Required task =
Your task is to restate the data word for word.

Supplied data =
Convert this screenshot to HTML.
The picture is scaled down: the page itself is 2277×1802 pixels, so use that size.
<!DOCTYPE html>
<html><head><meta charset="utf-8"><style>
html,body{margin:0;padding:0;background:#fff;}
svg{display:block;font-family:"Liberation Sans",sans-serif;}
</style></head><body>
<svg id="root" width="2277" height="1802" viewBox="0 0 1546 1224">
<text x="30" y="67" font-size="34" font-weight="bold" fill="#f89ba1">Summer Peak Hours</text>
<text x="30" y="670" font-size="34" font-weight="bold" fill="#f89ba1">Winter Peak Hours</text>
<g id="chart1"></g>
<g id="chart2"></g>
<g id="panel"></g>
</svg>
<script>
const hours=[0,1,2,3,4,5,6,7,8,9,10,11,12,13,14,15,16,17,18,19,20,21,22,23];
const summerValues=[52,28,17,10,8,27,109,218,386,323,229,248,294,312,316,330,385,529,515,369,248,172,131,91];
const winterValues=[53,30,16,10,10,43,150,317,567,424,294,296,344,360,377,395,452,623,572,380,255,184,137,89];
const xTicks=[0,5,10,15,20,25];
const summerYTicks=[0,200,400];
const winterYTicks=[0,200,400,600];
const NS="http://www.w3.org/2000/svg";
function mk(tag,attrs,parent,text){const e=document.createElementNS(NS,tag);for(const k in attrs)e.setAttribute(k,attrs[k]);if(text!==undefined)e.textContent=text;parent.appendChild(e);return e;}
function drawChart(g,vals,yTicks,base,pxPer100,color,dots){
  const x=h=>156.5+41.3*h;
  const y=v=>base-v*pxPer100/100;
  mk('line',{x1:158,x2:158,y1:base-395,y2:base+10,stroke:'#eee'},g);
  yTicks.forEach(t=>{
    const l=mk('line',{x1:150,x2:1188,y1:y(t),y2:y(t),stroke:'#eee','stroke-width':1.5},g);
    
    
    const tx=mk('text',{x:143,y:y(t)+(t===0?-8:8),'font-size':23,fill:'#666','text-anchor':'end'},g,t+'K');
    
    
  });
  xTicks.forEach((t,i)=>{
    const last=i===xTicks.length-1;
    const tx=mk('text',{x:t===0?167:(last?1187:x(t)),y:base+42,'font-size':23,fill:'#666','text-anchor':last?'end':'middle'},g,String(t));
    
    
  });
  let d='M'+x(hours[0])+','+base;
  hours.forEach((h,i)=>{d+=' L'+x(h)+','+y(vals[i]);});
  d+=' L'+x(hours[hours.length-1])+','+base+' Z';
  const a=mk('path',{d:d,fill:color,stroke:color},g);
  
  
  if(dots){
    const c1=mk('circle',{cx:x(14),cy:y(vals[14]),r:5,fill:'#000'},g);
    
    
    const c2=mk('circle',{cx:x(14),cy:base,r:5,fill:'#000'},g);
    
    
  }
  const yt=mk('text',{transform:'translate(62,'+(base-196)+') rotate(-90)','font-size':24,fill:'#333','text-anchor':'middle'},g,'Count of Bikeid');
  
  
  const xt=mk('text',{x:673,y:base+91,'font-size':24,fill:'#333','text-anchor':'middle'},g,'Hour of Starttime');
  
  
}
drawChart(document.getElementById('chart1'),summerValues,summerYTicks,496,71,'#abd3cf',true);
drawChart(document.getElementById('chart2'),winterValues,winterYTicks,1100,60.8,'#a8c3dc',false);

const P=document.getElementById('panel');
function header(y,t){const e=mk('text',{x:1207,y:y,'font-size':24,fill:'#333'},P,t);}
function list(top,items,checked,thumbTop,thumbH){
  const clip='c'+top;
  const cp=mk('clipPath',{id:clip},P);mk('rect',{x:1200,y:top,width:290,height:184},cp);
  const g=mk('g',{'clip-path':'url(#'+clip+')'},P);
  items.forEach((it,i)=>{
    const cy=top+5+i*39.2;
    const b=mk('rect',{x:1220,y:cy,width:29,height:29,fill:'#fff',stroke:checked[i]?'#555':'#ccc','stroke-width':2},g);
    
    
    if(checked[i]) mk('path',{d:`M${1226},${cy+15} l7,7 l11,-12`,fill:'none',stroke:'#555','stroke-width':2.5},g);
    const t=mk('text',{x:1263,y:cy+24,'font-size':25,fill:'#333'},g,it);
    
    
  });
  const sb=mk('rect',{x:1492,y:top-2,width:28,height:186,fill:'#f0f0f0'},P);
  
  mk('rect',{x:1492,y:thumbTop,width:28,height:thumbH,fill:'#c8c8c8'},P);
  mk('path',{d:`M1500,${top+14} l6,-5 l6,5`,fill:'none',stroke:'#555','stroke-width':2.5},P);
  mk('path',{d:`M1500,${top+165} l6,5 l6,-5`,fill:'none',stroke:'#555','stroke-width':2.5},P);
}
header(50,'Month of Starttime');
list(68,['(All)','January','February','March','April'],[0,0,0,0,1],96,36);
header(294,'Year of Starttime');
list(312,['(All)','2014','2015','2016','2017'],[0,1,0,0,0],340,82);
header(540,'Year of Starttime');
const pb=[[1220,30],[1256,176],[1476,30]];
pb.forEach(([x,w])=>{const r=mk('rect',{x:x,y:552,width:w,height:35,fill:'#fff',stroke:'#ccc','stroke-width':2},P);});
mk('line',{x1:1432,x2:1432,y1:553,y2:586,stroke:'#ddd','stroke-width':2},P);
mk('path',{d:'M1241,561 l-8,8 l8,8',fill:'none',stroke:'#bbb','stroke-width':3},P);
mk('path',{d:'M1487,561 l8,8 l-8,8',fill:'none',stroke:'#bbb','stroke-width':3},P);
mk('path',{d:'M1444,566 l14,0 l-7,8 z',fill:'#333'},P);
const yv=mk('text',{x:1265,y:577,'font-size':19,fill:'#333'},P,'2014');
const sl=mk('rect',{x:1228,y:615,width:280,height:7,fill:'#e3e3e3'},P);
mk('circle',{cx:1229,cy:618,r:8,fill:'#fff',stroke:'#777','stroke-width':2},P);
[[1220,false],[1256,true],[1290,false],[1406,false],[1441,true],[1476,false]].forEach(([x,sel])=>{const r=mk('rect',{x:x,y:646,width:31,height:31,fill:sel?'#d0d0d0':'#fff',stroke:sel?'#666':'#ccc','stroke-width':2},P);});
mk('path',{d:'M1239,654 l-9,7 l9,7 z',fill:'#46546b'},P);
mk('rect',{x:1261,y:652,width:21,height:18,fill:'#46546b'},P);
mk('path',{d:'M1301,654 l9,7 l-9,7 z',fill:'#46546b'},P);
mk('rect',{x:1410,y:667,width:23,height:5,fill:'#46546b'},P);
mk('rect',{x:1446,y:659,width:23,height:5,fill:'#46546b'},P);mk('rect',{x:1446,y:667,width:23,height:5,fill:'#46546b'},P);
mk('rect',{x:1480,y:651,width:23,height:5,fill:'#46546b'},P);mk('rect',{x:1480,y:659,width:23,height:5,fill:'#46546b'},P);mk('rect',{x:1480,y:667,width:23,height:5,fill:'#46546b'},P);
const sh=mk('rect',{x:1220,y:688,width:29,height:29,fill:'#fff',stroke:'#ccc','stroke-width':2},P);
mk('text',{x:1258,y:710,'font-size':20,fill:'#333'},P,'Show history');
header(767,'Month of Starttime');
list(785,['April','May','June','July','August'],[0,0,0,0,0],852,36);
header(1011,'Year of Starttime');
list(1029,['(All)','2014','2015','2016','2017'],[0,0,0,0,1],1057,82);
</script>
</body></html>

Finished answer =
Convert this screenshot to HTML.
The picture is scaled down: the page itself is 2277×1802 pixels, so use that size.
<!DOCTYPE html>
<html><head><meta charset="utf-8"><style>
html,body{margin:0;padding:0;background:#fff;}
svg{display:block;font-family:"Liberation Sans",sans-serif;}
</style></head><body>
<svg id="root" width="2277" height="1802" viewBox="0 0 1546 1224">
<text x="30" y="67" font-size="34" font-weight="bold" fill="#f89ba1">Summer Peak Hours</text>
<text x="30" y="670" font-size="34" font-weight="bold" fill="#f89ba1">Winter Peak Hours</text>
<g id="chart1"></g>
<g id="chart2"></g>
<g id="panel"></g>
</svg>
<script>
const hours=[0,1,2,3,4,5,6,7,8,9,10,11,12,13,14,15,16,17,18,19,20,21,22,23];
const summerValues=[52,28,17,10,8,27,109,218,386,323,229,248,294,312,316,330,385,529,515,369,248,172,131,91];
const winterValues=[53,30,16,10,10,43,150,317,567,424,294,296,344,360,377,395,452,623,572,380,255,184,137,89];
const xTicks=[0,5,10,15,20,25];
const summerYTicks=[0,200,400];
const winterYTicks=[0,200,400,600];
const NS="http://www.w3.org/2000/svg";
function mk(tag,attrs,parent,text){const e=document.createElementNS(NS,tag);for(const k in attrs)e.setAttribute(k,attrs[k]);if(text!==undefined)e.textContent=text;parent.appendChild(e);return e;}
function drawChart(g,vals,yTicks,base,pxPer100,color,dots){
  const x=h=>156.5+41.3*h;
  const y=v=>base-v*pxPer100/100;
  mk('line',{x1:158,x2:158,y1:base-395,y2:base+10,stroke:'#eee'},g);
  yTicks.forEach(t=>{
    const l=mk('line',{x1:150,x2:1188,y1:y(t),y2:y(t),stroke:'#eee','stroke-width':1.5},g);
    
    
    const tx=mk('text',{x:143,y:y(t)+(t===0?-8:8),'font-size':23,fill:'#666','text-anchor':'end'},g,t+'K');
    
    
  });
  xTicks.forEach((t,i)=>{
    const last=i===xTicks.length-1;
    const tx=mk('text',{x:t===0?167:(last?1187:x(t)),y:base+42,'font-size':23,fill:'#666','text-anchor':last?'end':'middle'},g,String(t));
    
    
  });
  let d='M'+x(hours[0])+','+base;
  hours.forEach((h,i)=>{d+=' L'+x(h)+','+y(vals[i]);});
  d+=' L'+x(hours[hours.length-1])+','+base+' Z';
  const a=mk('path',{d:d,fill:color,stroke:color},g);
  
  
  if(dots){
    const c1=mk('circle',{cx:x(14),cy:y(vals[14]),r:5,fill:'#000'},g);
    
    
    const c2=mk('circle',{cx:x(14),cy:base,r:5,fill:'#000'},g);
    
    
  }
  const yt=mk('text',{transform:'translate(62,'+(base-196)+') rotate(-90)','font-size':24,fill:'#333','text-anchor':'middle'},g,'Count of Bikeid');
  
  
  const xt=mk('text',{x:673,y:base+91,'font-size':24,fill:'#333','text-anchor':'middle'},g,'Hour of Starttime');
  
  
}
drawChart(document.getElementById('chart1'),summerValues,summerYTicks,496,71,'#abd3cf',true);
drawChart(document.getElementById('chart2'),winterValues,winterYTicks,1100,60.8,'#a8c3dc',false);

const P=document.getElementById('panel');
function header(y,t){const e=mk('text',{x:1207,y:y,'font-size':24,fill:'#333'},P,t);}
function list(top,items,checked,thumbTop,thumbH){
  const clip='c'+top;
  const cp=mk('clipPath',{id:clip},P);mk('rect',{x:1200,y:top,width:290,height:184},cp);
  const g=mk('g',{'clip-path':'url(#'+clip+')'},P);
  items.forEach((it,i)=>{
    const cy=top+5+i*39.2;
    const b=mk('rect',{x:1220,y:cy,width:29,height:29,fill:'#fff',stroke:checked[i]?'#555':'#ccc','stroke-width':2},g);
    
    
    if(checked[i]) mk('path',{d:`M${1226},${cy+15} l7,7 l11,-12`,fill:'none',stroke:'#555','stroke-width':2.5},g);
    const t=mk('text',{x:1263,y:cy+24,'font-size':25,fill:'#333'},g,it);
    
    
  });
  const sb=mk('rect',{x:1492,y:top-2,width:28,height:186,fill:'#f0f0f0'},P);
  
  mk('rect',{x:1492,y:thumbTop,width:28,height:thumbH,fill:'#c8c8c8'},P);
  mk('path',{d:`M1500,${top+14} l6,-5 l6,5`,fill:'none',stroke:'#555','stroke-width':2.5},P);
  mk('path',{d:`M1500,${top+165} l6,5 l6,-5`,fill:'none',stroke:'#555','stroke-width':2.5},P);
}
header(50,'Month of Starttime');
list(68,['(All)','January','February','March','April'],[0,0,0,0,1],96,36);
header(294,'Year of Starttime');
list(312,['(All)','2014','2015','2016','2017'],[0,1,0,0,0],340,82);
header(540,'Year of Starttime');
const pb=[[1220,30],[1256,176],[1476,30]];
pb.forEach(([x,w])=>{const r=mk('rect',{x:x,y:552,width:w,height:35,fill:'#fff',stroke:'#ccc','stroke-width':2},P);});
mk('line',{x1:1432,x2:1432,y1:553,y2:586,stroke:'#ddd','stroke-width':2},P);
mk('path',{d:'M1241,561 l-8,8 l8,8',fill:'none',stroke:'#bbb','stroke-width':3},P);
mk('path',{d:'M1487,561 l8,8 l-8,8',fill:'none',stroke:'#bbb','stroke-width':3},P);
mk('path',{d:'M1444,566 l14,0 l-7,8 z',fill:'#333'},P);
const yv=mk('text',{x:1265,y:577,'font-size':19,fill:'#333'},P,'2014');
const sl=mk('rect',{x:1228,y:615,width:280,height:7,fill:'#e3e3e3'},P);
mk('circle',{cx:1229,cy:618,r:8,fill:'#fff',stroke:'#777','stroke-width':2},P);
[[1220,false],[1256,true],[1290,false],[1406,false],[1441,true],[1476,false]].forEach(([x,sel])=>{const r=mk('rect',{x:x,y:646,width:31,height:31,fill:sel?'#d0d0d0':'#fff',stroke:sel?'#666':'#ccc','stroke-width':2},P);});
mk('path',{d:'M1239,654 l-9,7 l9,7 z',fill:'#46546b'},P);
mk('rect',{x:1261,y:652,width:21,height:18,fill:'#46546b'},P);
mk('path',{d:'M1301,654 l9,7 l-9,7 z',fill:'#46546b'},P);
mk('rect',{x:1410,y:667,width:23,height:5,fill:'#46546b'},P);
mk('rect',{x:1446,y:659,width:23,height:5,fill:'#46546b'},P);mk('rect',{x:1446,y:667,width:23,height:5,fill:'#46546b'},P);
mk('rect',{x:1480,y:651,width:23,height:5,fill:'#46546b'},P);mk('rect',{x:1480,y:659,width:23,height:5,fill:'#46546b'},P);mk('rect',{x:1480,y:667,width:23,height:5,fill:'#46546b'},P);
const sh=mk('rect',{x:1220,y:688,width:29,height:29,fill:'#fff',stroke:'#ccc','stroke-width':2},P);
mk('text',{x:1258,y:710,'font-size':20,fill:'#333'},P,'Show history');
header(767,'Month of Starttime');
list(785,['April','May','June','July','August'],[0,0,0,0,0],852,36);
header(1011,'Year of Starttime');
list(1029,['(All)','2014','2015','2016','2017'],[0,0,0,0,1],1057,82);
</script>
</body></html>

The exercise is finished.